Extracted data entries:
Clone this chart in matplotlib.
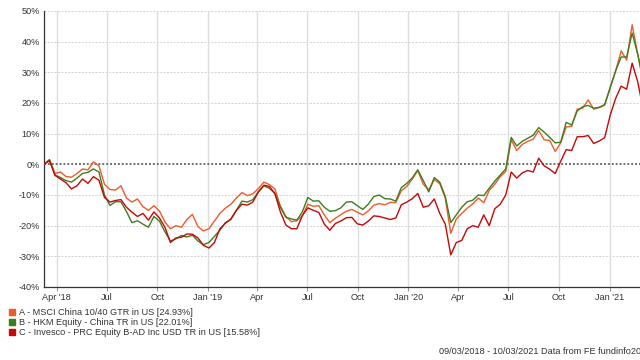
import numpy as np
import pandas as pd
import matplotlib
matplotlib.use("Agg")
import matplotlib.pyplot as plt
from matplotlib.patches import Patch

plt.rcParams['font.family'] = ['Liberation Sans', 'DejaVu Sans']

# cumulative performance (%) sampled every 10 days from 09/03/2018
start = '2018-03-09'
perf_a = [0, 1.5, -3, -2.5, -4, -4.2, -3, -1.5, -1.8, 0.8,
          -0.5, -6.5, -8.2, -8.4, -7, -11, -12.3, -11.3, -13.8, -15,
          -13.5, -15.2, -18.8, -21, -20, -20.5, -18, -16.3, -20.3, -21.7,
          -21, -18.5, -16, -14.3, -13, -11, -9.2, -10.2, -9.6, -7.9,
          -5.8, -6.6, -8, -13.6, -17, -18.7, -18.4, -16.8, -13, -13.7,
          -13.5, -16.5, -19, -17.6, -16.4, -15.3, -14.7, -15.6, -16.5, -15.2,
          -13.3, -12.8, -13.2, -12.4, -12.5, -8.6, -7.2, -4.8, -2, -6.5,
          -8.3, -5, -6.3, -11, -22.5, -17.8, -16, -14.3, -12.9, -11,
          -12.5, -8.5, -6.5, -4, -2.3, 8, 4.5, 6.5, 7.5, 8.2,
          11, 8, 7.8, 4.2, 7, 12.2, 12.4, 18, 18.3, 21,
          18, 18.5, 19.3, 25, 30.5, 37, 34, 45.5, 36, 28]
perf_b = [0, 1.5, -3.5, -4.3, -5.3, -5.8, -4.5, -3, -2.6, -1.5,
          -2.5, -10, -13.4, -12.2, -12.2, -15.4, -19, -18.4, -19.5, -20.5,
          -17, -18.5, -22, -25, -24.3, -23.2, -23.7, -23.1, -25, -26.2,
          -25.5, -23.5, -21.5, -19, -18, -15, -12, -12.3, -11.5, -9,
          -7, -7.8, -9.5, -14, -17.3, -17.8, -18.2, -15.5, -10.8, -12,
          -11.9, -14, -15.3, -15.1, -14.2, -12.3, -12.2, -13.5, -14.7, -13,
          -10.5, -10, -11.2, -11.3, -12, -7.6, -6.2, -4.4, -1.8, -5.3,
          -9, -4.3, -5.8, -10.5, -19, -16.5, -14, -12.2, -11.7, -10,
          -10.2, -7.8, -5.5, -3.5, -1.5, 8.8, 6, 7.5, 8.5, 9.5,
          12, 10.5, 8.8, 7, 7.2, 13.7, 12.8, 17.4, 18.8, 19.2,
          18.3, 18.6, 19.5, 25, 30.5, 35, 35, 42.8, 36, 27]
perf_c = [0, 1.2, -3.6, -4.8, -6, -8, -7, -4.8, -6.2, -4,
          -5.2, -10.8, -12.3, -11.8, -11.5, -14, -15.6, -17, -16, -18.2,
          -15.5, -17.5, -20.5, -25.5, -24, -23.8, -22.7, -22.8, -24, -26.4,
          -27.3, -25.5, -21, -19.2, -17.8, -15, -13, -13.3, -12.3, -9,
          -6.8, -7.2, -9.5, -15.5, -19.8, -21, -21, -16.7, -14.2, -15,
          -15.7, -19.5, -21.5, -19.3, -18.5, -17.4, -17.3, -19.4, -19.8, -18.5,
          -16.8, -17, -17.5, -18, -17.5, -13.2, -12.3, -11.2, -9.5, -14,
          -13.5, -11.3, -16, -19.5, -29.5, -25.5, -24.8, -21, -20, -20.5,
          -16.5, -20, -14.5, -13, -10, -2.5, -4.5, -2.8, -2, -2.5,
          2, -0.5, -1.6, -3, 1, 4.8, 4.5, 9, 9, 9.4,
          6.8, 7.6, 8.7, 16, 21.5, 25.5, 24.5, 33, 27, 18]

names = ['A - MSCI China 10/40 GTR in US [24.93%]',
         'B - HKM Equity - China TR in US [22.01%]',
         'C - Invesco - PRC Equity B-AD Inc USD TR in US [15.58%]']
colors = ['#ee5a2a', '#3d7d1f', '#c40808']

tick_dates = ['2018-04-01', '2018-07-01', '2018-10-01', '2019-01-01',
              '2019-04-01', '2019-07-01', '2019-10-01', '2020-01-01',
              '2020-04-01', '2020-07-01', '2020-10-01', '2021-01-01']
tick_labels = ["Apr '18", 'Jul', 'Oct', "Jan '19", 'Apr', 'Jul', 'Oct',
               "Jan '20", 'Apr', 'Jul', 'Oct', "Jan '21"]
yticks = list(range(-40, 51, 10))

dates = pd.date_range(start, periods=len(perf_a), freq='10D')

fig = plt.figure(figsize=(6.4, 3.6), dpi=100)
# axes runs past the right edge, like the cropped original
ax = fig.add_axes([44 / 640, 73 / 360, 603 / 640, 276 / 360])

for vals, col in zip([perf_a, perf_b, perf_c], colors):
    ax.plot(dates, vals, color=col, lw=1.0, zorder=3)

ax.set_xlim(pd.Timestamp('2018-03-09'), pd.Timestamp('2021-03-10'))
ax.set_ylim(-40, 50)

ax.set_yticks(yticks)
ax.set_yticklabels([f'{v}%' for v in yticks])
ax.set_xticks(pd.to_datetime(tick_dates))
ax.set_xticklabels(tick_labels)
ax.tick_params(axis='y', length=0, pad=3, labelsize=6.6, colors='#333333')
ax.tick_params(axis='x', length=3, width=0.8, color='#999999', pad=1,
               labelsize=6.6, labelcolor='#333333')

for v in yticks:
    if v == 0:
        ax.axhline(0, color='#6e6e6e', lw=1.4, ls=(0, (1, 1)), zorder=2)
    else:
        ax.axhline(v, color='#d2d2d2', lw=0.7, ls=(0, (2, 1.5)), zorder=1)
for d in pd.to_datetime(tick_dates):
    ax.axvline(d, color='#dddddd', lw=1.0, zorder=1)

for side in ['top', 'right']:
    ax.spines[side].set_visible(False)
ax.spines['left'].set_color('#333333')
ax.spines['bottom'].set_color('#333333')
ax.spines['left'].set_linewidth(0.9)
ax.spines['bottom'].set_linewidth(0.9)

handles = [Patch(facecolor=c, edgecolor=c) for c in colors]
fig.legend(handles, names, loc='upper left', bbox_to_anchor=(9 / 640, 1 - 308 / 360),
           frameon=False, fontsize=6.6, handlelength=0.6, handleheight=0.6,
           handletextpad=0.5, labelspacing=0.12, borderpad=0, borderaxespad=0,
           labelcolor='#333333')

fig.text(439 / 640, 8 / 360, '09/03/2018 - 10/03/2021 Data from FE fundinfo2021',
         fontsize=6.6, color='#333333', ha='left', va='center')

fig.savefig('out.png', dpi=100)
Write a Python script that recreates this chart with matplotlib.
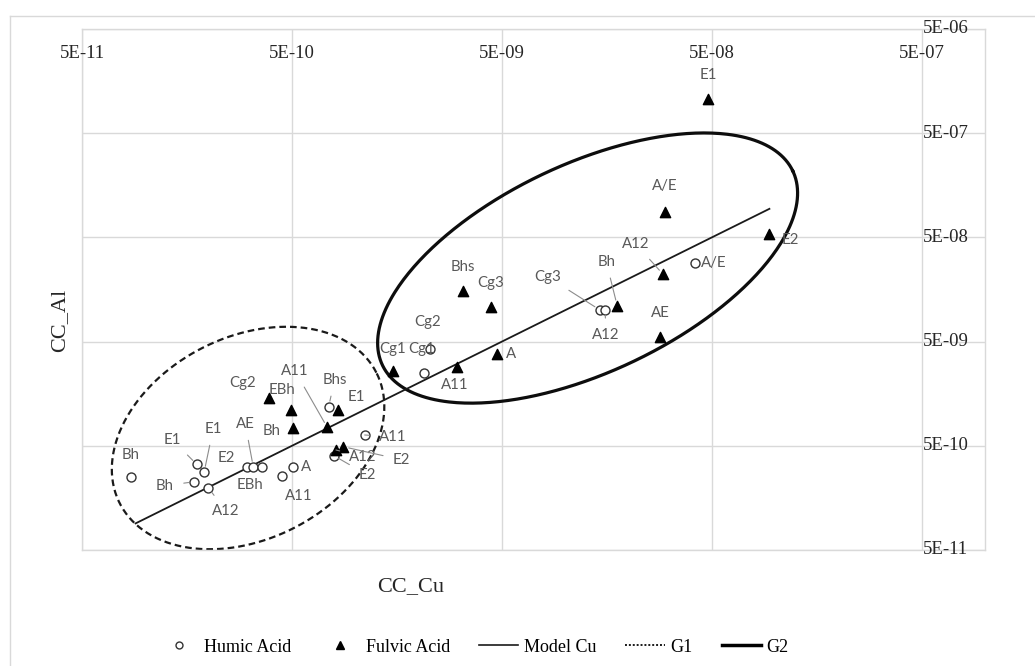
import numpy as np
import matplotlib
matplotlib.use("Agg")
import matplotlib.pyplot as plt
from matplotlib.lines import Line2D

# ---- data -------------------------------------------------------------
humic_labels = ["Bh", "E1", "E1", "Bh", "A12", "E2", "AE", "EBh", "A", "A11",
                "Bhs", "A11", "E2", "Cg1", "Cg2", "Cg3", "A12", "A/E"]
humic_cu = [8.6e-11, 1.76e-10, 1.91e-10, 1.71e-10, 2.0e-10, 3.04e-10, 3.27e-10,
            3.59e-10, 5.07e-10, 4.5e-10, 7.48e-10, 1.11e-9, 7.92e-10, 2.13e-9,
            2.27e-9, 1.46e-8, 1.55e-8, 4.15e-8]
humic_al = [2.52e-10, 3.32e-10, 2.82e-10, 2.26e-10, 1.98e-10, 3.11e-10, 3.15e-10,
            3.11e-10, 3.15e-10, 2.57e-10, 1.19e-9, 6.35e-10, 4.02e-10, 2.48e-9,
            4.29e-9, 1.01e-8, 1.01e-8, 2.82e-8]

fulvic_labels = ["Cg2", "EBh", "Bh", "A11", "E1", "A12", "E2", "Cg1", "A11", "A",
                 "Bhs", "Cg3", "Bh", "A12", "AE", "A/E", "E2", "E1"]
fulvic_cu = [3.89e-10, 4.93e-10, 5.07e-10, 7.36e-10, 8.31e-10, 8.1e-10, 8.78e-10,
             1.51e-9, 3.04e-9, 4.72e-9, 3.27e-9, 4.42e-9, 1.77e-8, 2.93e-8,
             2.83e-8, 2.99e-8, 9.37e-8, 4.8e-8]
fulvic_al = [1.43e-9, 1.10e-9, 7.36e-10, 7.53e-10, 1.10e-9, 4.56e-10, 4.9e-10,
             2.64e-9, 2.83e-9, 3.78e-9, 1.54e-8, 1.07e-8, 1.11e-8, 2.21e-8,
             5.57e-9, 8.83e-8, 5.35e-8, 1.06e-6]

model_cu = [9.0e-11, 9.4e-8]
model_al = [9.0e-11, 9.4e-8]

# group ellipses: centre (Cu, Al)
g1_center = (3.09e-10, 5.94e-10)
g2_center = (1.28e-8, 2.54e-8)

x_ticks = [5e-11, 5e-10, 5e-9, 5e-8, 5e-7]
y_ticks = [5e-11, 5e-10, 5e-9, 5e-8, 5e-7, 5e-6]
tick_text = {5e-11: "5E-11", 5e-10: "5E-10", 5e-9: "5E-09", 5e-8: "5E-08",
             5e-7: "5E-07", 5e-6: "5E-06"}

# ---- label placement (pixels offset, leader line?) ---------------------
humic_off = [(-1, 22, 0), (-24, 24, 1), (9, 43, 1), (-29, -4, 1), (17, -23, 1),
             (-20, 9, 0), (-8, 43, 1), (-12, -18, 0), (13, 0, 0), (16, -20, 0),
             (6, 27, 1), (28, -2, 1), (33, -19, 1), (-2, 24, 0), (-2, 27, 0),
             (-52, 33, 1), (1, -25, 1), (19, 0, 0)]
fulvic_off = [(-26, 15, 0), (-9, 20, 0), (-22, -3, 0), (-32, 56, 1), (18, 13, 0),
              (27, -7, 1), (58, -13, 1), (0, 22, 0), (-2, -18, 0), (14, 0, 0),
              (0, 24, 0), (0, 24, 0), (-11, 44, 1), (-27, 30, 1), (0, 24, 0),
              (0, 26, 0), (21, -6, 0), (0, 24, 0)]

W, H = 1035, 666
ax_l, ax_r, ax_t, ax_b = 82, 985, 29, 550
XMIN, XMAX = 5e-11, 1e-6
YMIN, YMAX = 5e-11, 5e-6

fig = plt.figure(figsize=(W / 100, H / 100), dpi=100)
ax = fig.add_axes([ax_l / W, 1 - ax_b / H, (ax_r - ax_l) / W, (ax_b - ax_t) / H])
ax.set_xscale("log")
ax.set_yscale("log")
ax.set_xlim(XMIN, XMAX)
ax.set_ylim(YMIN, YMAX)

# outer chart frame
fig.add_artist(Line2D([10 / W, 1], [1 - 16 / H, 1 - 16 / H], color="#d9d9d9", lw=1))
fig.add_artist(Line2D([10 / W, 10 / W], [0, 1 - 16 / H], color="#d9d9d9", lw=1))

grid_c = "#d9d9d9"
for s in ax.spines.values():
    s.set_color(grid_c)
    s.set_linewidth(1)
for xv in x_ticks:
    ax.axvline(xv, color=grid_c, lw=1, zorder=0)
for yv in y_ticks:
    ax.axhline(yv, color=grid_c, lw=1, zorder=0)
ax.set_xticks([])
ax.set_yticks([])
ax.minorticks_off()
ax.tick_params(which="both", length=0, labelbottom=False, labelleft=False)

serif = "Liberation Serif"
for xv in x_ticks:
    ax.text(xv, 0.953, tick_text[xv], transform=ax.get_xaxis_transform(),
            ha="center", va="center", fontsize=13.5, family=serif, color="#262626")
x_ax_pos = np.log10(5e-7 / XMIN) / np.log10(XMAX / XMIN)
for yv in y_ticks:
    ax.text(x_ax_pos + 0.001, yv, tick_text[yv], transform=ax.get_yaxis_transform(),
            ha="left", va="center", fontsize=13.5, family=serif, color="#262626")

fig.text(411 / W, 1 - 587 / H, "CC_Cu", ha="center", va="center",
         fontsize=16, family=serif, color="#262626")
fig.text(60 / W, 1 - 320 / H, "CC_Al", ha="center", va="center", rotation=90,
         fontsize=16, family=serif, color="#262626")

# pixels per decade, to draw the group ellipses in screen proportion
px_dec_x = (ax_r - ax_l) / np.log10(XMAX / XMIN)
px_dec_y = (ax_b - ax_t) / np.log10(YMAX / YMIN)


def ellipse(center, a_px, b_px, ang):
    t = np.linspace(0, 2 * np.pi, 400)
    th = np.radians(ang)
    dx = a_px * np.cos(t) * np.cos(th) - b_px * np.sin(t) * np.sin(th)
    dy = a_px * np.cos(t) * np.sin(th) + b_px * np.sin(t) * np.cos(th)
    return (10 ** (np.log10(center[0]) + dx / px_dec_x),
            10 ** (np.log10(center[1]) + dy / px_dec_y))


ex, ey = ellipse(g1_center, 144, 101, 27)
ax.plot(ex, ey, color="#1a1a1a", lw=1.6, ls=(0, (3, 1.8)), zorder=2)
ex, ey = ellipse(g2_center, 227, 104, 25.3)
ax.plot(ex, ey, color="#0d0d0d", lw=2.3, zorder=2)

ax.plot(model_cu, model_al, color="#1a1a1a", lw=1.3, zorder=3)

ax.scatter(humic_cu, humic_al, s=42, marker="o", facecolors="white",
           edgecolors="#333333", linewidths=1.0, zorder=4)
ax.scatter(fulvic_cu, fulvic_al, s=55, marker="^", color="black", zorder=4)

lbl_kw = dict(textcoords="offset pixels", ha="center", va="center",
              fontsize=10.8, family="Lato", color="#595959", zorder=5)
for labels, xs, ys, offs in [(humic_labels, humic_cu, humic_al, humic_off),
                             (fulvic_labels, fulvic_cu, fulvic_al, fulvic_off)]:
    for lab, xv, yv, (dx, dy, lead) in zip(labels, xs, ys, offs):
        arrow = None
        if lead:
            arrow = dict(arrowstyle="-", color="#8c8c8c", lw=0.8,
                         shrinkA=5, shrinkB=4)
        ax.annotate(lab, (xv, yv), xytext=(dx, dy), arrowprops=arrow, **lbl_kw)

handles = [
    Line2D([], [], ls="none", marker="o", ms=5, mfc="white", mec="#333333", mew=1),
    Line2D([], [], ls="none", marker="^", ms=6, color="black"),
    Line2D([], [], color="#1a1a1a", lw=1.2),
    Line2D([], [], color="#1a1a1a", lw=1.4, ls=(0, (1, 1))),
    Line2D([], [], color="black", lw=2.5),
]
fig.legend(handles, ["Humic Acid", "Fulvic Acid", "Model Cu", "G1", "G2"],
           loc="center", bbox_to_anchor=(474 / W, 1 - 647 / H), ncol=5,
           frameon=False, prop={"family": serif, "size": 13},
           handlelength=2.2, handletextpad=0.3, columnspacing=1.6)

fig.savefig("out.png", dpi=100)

Problem details:
Stop after the line containing "plt.rcParams['font.family'] = ['Liberation": copy the records exactly from the first line up to there, leaving pictures out.

Solved problem:
Clone this chart in matplotlib.
import numpy as np
import pandas as pd
import matplotlib
matplotlib.use("Agg")
import matplotlib.pyplot as plt
from matplotlib.patches import Patch

plt.rcParams['font.family'] = ['Liberation Sans', 'DejaVu Sans']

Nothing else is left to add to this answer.